- [REQUEST]: Return the listing below exactly, with the pictures dropped.

>> START

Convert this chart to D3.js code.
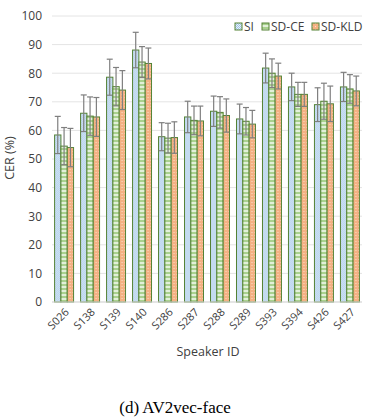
<!DOCTYPE html>
<html>
<head>
<meta charset="utf-8">
<script src="https://cdn.jsdelivr.net/npm/d3@7"></script>
<style>
  body { margin: 0; background: #fff; }
  svg text { font-family: "Open Sans", "Noto Sans", sans-serif; fill: #404040; }
</style>
</head>
<body>
<svg id="chart" width="375" height="417"></svg>
<script>

// data
var speakers = ["S026", "S138", "S139", "S140", "S286", "S287", "S288", "S289", "S393", "S394", "S426", "S427"];
var seriesNames = ["SI", "SD-CE", "SD-KLD"];
var siValues    = [58.4, 66.0, 78.6, 88.1, 57.8, 64.7, 66.7, 64.0, 81.8, 75.2, 69.0, 75.2];
var sdceValues  = [54.5, 65.0, 75.3, 83.9, 57.3, 63.5, 66.3, 63.2, 80.0, 72.6, 70.2, 74.5];
var sdkldValues = [54.0, 64.7, 74.1, 83.4, 57.5, 63.3, 65.2, 62.2, 79.0, 72.6, 69.3, 73.8];
var siErr    = [6.5, 6.4, 6.3, 6.2, 4.9, 5.5, 5.3, 5.2, 5.2, 4.8, 5.9, 5.1];
var sdceErr  = [6.5, 6.7, 6.7, 5.4, 5.2, 5.0, 5.5, 4.8, 5.0, 4.2, 6.3, 5.0];
var sdkldErr = [6.7, 6.8, 6.8, 5.4, 5.5, 5.2, 5.8, 4.8, 4.5, 4.2, 6.2, 5.2];
var yTicks = [0, 10, 20, 30, 40, 50, 60, 70, 80, 90, 100];

var values = [siValues, sdceValues, sdkldValues];
var errors = [siErr, sdceErr, sdkldErr];

var margin = {top: 16, right: 13, bottom: 115, left: 52},
    width = 375 - margin.left - margin.right,
    height = 417 - margin.top - margin.bottom;

var svg = d3.select("#chart");

// fill patterns for the three series
var defs = svg.append("defs");

var pSI = defs.append("pattern").attr("id", "pat0")
    .attr("patternUnits", "userSpaceOnUse").attr("width", 2).attr("height", 2);
pSI.append("rect").attr("width", 2).attr("height", 2).attr("fill", "#eaf2fa");
pSI.append("rect").attr("width", 1).attr("height", 1).attr("fill", "#9dc3e6");
pSI.append("rect").attr("x", 1).attr("y", 1).attr("width", 1).attr("height", 1).attr("fill", "#9dc3e6");

var pCE = defs.append("pattern").attr("id", "pat1")
    .attr("patternUnits", "userSpaceOnUse").attr("width", 4).attr("height", 4);
pCE.append("rect").attr("width", 4).attr("height", 4).attr("fill", "#e2f0d9");
pCE.append("rect").attr("width", 4).attr("height", 2).attr("fill", "#a9d18e");

var pKL = defs.append("pattern").attr("id", "pat2")
    .attr("patternUnits", "userSpaceOnUse").attr("width", 3).attr("height", 3);
pKL.append("rect").attr("width", 3).attr("height", 3).attr("fill", "#f4b183");
pKL.append("rect").attr("width", 1).attr("height", 1).attr("fill", "#fbe0cc");

var g = svg.append("g")
    .attr("transform", "translate(" + margin.left + "," + margin.top + ")");

var x0 = d3.scaleBand()
    .domain(speakers)
    .range([0, width])
    .paddingInner(0.27)
    .paddingOuter(0.1);

var x1 = d3.scaleBand()
    .domain(d3.range(3))
    .range([0, x0.bandwidth()]);

var y = d3.scaleLinear()
    .domain([0, 100])
    .range([height, 0]);

// gridlines
g.selectAll(".grid")
    .data(yTicks)
  .enter().append("line")
    .attr("x1", 0).attr("x2", width)
    .attr("y1", function(d) { return y(d); })
    .attr("y2", function(d) { return y(d); })
    .attr("stroke", "#e4e4e4")
    .attr("stroke-width", 1);

// y axis labels
var yAxis = d3.axisLeft(y).tickValues(yTicks).tickSize(0).tickPadding(10);
g.append("g").call(yAxis)
    .call(function(a) { a.select(".domain").remove(); })
    .selectAll("text")
      .style("font-size", "12px")
      .attr("fill", "#404040");

// bars
var groups = g.selectAll(".grp")
    .data(speakers)
  .enter().append("g")
    .attr("transform", function(d) { return "translate(" + x0(d) + ",0)"; });

groups.each(function(sp, i) {
  var grp = d3.select(this);
  for (var s = 0; s < 3; s++) {
    var v = values[s][i], e = errors[s][i];
    grp.append("rect")
      .attr("x", x1(s))
      .attr("y", y(v))
      .attr("width", x1.bandwidth())
      .attr("height", y(0) - y(v))
      .attr("fill", "url(#pat" + s + ")")
      .attr("stroke", "#548235")
      .attr("stroke-width", 1);
    // error bars
    var cx = x1(s) + x1.bandwidth() / 2;
    grp.append("line")
      .attr("x1", cx).attr("x2", cx)
      .attr("y1", y(v - e)).attr("y2", y(v + e))
      .attr("stroke", "#7f7f7f").attr("stroke-width", 1.2);
    [v - e, v + e].forEach(function(t) {
      grp.append("line")
        .attr("x1", cx - 3).attr("x2", cx + 3)
        .attr("y1", y(t)).attr("y2", y(t))
        .attr("stroke", "#7f7f7f").attr("stroke-width", 1.2);
    });
  }
});

// x axis baseline
g.append("line")
    .attr("x1", 0).attr("x2", width)
    .attr("y1", y(0)).attr("y2", y(0))
    .attr("stroke", "#d9d9d9");

// x labels rotated
g.selectAll(".xlab")
    .data(speakers)
  .enter().append("text")
    .attr("text-anchor", "end")
    .style("font-size", "11px")
    .attr("transform", function(d) {
      return "translate(" + (x0(d) + x0.bandwidth() / 2 + 3) + "," + (y(0) + 8) + ") rotate(-45)";
    })
    .attr("dy", "0.35em")
    .text(function(d) { return d; });

// axis titles
svg.append("text")
    .attr("x", 208).attr("y", 356)
    .attr("text-anchor", "middle")
    .style("font-size", "12.5px")
    .text("Speaker ID");

svg.append("text")
    .attr("transform", "translate(14,158) rotate(-90)")
    .attr("text-anchor", "middle")
    .style("font-size", "12.5px")
    .text("CER (%)");

// legend
var legendX = [235, 262, 312];
var legend = svg.selectAll(".leg")
    .data(seriesNames)
  .enter().append("g")
    .attr("transform", function(d, i) { return "translate(" + legendX[i] + ",23)"; });
legend.append("rect")
    .attr("width", 7).attr("height", 7)
    .attr("fill", function(d, i) { return "url(#pat" + i + ")"; })
    .attr("stroke", "#548235");
legend.append("text")
    .attr("x", 9).attr("y", 4).attr("dy", "0.35em")
    .style("font-size", "12px")
    .text(function(d) { return d; });

// caption
svg.append("text")
    .attr("x", 175).attr("y", 413)
    .attr("text-anchor", "middle")
    .style("font-family", "'Liberation Serif', serif")
    .style("font-size", "17px")
    .style("fill", "#000")
    .text("(d)  AV2vec-face");

</script>
</body>
</html>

>> END

- [FINISHED ANSWER]:
Convert this chart to D3.js code.
<!DOCTYPE html>
<html>
<head>
<meta charset="utf-8">
<script src="https://cdn.jsdelivr.net/npm/d3@7"></script>
<style>
  body { margin: 0; background: #fff; }
  svg text { font-family: "Open Sans", "Noto Sans", sans-serif; fill: #404040; }
</style>
</head>
<body>
<svg id="chart" width="375" height="417"></svg>
<script>

// data
var speakers = ["S026", "S138", "S139", "S140", "S286", "S287", "S288", "S289", "S393", "S394", "S426", "S427"];
var seriesNames = ["SI", "SD-CE", "SD-KLD"];
var siValues    = [58.4, 66.0, 78.6, 88.1, 57.8, 64.7, 66.7, 64.0, 81.8, 75.2, 69.0, 75.2];
var sdceValues  = [54.5, 65.0, 75.3, 83.9, 57.3, 63.5, 66.3, 63.2, 80.0, 72.6, 70.2, 74.5];
var sdkldValues = [54.0, 64.7, 74.1, 83.4, 57.5, 63.3, 65.2, 62.2, 79.0, 72.6, 69.3, 73.8];
var siErr    = [6.5, 6.4, 6.3, 6.2, 4.9, 5.5, 5.3, 5.2, 5.2, 4.8, 5.9, 5.1];
var sdceErr  = [6.5, 6.7, 6.7, 5.4, 5.2, 5.0, 5.5, 4.8, 5.0, 4.2, 6.3, 5.0];
var sdkldErr = [6.7, 6.8, 6.8, 5.4, 5.5, 5.2, 5.8, 4.8, 4.5, 4.2, 6.2, 5.2];
var yTicks = [0, 10, 20, 30, 40, 50, 60, 70, 80, 90, 100];

var values = [siValues, sdceValues, sdkldValues];
var errors = [siErr, sdceErr, sdkldErr];

var margin = {top: 16, right: 13, bottom: 115, left: 52},
    width = 375 - margin.left - margin.right,
    height = 417 - margin.top - margin.bottom;

var svg = d3.select("#chart");

// fill patterns for the three series
var defs = svg.append("defs");

var pSI = defs.append("pattern").attr("id", "pat0")
    .attr("patternUnits", "userSpaceOnUse").attr("width", 2).attr("height", 2);
pSI.append("rect").attr("width", 2).attr("height", 2).attr("fill", "#eaf2fa");
pSI.append("rect").attr("width", 1).attr("height", 1).attr("fill", "#9dc3e6");
pSI.append("rect").attr("x", 1).attr("y", 1).attr("width", 1).attr("height", 1).attr("fill", "#9dc3e6");

var pCE = defs.append("pattern").attr("id", "pat1")
    .attr("patternUnits", "userSpaceOnUse").attr("width", 4).attr("height", 4);
pCE.append("rect").attr("width", 4).attr("height", 4).attr("fill", "#e2f0d9");
pCE.append("rect").attr("width", 4).attr("height", 2).attr("fill", "#a9d18e");

var pKL = defs.append("pattern").attr("id", "pat2")
    .attr("patternUnits", "userSpaceOnUse").attr("width", 3).attr("height", 3);
pKL.append("rect").attr("width", 3).attr("height", 3).attr("fill", "#f4b183");
pKL.append("rect").attr("width", 1).attr("height", 1).attr("fill", "#fbe0cc");

var g = svg.append("g")
    .attr("transform", "translate(" + margin.left + "," + margin.top + ")");

var x0 = d3.scaleBand()
    .domain(speakers)
    .range([0, width])
    .paddingInner(0.27)
    .paddingOuter(0.1);

var x1 = d3.scaleBand()
    .domain(d3.range(3))
    .range([0, x0.bandwidth()]);

var y = d3.scaleLinear()
    .domain([0, 100])
    .range([height, 0]);

// gridlines
g.selectAll(".grid")
    .data(yTicks)
  .enter().append("line")
    .attr("x1", 0).attr("x2", width)
    .attr("y1", function(d) { return y(d); })
    .attr("y2", function(d) { return y(d); })
    .attr("stroke", "#e4e4e4")
    .attr("stroke-width", 1);

// y axis labels
var yAxis = d3.axisLeft(y).tickValues(yTicks).tickSize(0).tickPadding(10);
g.append("g").call(yAxis)
    .call(function(a) { a.select(".domain").remove(); })
    .selectAll("text")
      .style("font-size", "12px")
      .attr("fill", "#404040");

// bars
var groups = g.selectAll(".grp")
    .data(speakers)
  .enter().append("g")
    .attr("transform", function(d) { return "translate(" + x0(d) + ",0)"; });

groups.each(function(sp, i) {
  var grp = d3.select(this);
  for (var s = 0; s < 3; s++) {
    var v = values[s][i], e = errors[s][i];
    grp.append("rect")
      .attr("x", x1(s))
      .attr("y", y(v))
      .attr("width", x1.bandwidth())
      .attr("height", y(0) - y(v))
      .attr("fill", "url(#pat" + s + ")")
      .attr("stroke", "#548235")
      .attr("stroke-width", 1);
    // error bars
    var cx = x1(s) + x1.bandwidth() / 2;
    grp.append("line")
      .attr("x1", cx).attr("x2", cx)
      .attr("y1", y(v - e)).attr("y2", y(v + e))
      .attr("stroke", "#7f7f7f").attr("stroke-width", 1.2);
    [v - e, v + e].forEach(function(t) {
      grp.append("line")
        .attr("x1", cx - 3).attr("x2", cx + 3)
        .attr("y1", y(t)).attr("y2", y(t))
        .attr("stroke", "#7f7f7f").attr("stroke-width", 1.2);
    });
  }
});

// x axis baseline
g.append("line")
    .attr("x1", 0).attr("x2", width)
    .attr("y1", y(0)).attr("y2", y(0))
    .attr("stroke", "#d9d9d9");

// x labels rotated
g.selectAll(".xlab")
    .data(speakers)
  .enter().append("text")
    .attr("text-anchor", "end")
    .style("font-size", "11px")
    .attr("transform", function(d) {
      return "translate(" + (x0(d) + x0.bandwidth() / 2 + 3) + "," + (y(0) + 8) + ") rotate(-45)";
    })
    .attr("dy", "0.35em")
    .text(function(d) { return d; });

// axis titles
svg.append("text")
    .attr("x", 208).attr("y", 356)
    .attr("text-anchor", "middle")
    .style("font-size", "12.5px")
    .text("Speaker ID");

svg.append("text")
    .attr("transform", "translate(14,158) rotate(-90)")
    .attr("text-anchor", "middle")
    .style("font-size", "12.5px")
    .text("CER (%)");

// legend
var legendX = [235, 262, 312];
var legend = svg.selectAll(".leg")
    .data(seriesNames)
  .enter().append("g")
    .attr("transform", function(d, i) { return "translate(" + legendX[i] + ",23)"; });
legend.append("rect")
    .attr("width", 7).attr("height", 7)
    .attr("fill", function(d, i) { return "url(#pat" + i + ")"; })
    .attr("stroke", "#548235");
legend.append("text")
    .attr("x", 9).attr("y", 4).attr("dy", "0.35em")
    .style("font-size", "12px")
    .text(function(d) { return d; });

// caption
svg.append("text")
    .attr("x", 175).attr("y", 413)
    .attr("text-anchor", "middle")
    .style("font-family", "'Liberation Serif', serif")
    .style("font-size", "17px")
    .style("fill", "#000")
    .text("(d)  AV2vec-face");

</script>
</body>
</html>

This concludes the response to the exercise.